**Directive**
Drop every picture. Then return, exactly, the lines from the beginning of the listing below through the one containing "minimum width=105pt, minimum".

— start —

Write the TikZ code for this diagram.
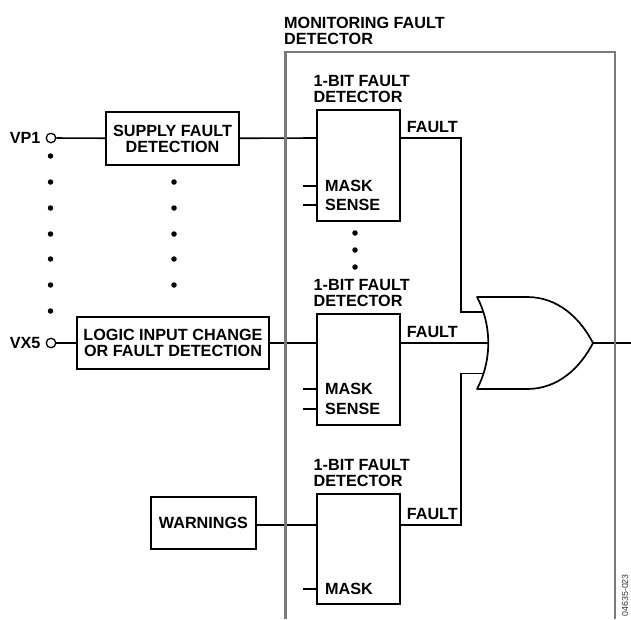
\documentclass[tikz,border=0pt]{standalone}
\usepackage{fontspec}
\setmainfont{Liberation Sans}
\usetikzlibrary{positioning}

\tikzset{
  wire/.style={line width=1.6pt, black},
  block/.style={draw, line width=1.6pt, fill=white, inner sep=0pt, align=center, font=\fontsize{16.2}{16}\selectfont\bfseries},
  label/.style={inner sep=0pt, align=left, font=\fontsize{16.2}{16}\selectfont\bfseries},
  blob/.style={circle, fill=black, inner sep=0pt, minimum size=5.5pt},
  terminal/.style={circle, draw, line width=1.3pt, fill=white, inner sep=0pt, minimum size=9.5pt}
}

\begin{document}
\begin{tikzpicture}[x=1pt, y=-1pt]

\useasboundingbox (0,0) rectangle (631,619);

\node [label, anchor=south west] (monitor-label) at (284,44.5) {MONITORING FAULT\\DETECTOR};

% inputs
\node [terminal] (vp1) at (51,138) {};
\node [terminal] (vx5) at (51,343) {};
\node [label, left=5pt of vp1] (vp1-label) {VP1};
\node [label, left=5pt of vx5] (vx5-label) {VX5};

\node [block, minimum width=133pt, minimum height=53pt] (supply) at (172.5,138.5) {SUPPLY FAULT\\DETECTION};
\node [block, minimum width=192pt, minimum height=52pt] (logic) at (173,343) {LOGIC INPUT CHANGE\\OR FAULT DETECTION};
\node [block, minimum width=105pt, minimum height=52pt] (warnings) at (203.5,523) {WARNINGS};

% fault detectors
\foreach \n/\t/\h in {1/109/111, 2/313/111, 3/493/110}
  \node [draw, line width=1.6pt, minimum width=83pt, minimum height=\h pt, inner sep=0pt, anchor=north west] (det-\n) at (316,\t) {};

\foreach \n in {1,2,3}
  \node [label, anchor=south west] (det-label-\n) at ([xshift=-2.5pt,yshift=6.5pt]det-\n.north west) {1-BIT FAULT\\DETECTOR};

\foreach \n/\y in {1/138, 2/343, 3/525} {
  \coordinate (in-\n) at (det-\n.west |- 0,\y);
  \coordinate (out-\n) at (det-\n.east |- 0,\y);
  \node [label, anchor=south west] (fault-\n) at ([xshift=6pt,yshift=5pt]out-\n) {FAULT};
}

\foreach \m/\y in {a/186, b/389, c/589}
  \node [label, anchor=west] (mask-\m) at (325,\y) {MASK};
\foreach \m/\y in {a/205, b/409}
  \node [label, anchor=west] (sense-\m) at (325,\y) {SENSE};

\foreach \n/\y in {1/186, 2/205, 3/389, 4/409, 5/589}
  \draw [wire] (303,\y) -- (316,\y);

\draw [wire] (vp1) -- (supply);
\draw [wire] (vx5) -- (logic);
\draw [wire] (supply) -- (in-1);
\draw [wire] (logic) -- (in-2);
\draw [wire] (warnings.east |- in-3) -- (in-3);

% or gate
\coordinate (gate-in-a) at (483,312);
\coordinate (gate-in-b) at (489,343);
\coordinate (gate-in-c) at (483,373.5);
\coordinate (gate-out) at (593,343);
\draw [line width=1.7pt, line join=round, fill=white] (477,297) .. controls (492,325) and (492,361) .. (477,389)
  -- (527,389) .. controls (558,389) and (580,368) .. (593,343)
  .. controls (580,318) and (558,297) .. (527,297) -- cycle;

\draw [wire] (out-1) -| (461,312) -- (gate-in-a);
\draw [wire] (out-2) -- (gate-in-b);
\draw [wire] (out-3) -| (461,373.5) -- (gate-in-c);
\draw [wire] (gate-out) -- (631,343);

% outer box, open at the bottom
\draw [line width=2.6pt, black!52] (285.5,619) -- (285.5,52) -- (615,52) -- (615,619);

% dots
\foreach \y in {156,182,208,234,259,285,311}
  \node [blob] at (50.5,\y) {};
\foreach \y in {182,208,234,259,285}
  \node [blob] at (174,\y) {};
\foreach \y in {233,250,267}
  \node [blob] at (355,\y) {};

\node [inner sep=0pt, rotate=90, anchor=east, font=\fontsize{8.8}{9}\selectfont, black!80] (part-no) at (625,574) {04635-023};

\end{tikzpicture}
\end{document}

— end —

**Solution to this task**
Write the TikZ code for this diagram.
\documentclass[tikz,border=0pt]{standalone}
\usepackage{fontspec}
\setmainfont{Liberation Sans}
\usetikzlibrary{positioning}

\tikzset{
  wire/.style={line width=1.6pt, black},
  block/.style={draw, line width=1.6pt, fill=white, inner sep=0pt, align=center, font=\fontsize{16.2}{16}\selectfont\bfseries},
  label/.style={inner sep=0pt, align=left, font=\fontsize{16.2}{16}\selectfont\bfseries},
  blob/.style={circle, fill=black, inner sep=0pt, minimum size=5.5pt},
  terminal/.style={circle, draw, line width=1.3pt, fill=white, inner sep=0pt, minimum size=9.5pt}
}

\begin{document}
\begin{tikzpicture}[x=1pt, y=-1pt]

\useasboundingbox (0,0) rectangle (631,619);

\node [label, anchor=south west] (monitor-label) at (284,44.5) {MONITORING FAULT\\DETECTOR};

% inputs
\node [terminal] (vp1) at (51,138) {};
\node [terminal] (vx5) at (51,343) {};
\node [label, left=5pt of vp1] (vp1-label) {VP1};
\node [label, left=5pt of vx5] (vx5-label) {VX5};

\node [block, minimum width=133pt, minimum height=53pt] (supply) at (172.5,138.5) {SUPPLY FAULT\\DETECTION};
\node [block, minimum width=192pt, minimum height=52pt] (logic) at (173,343) {LOGIC INPUT CHANGE\\OR FAULT DETECTION};
\node [block, minimum width=105pt, minimum height=52pt] (warnings) at (203.5,523) {WARNINGS};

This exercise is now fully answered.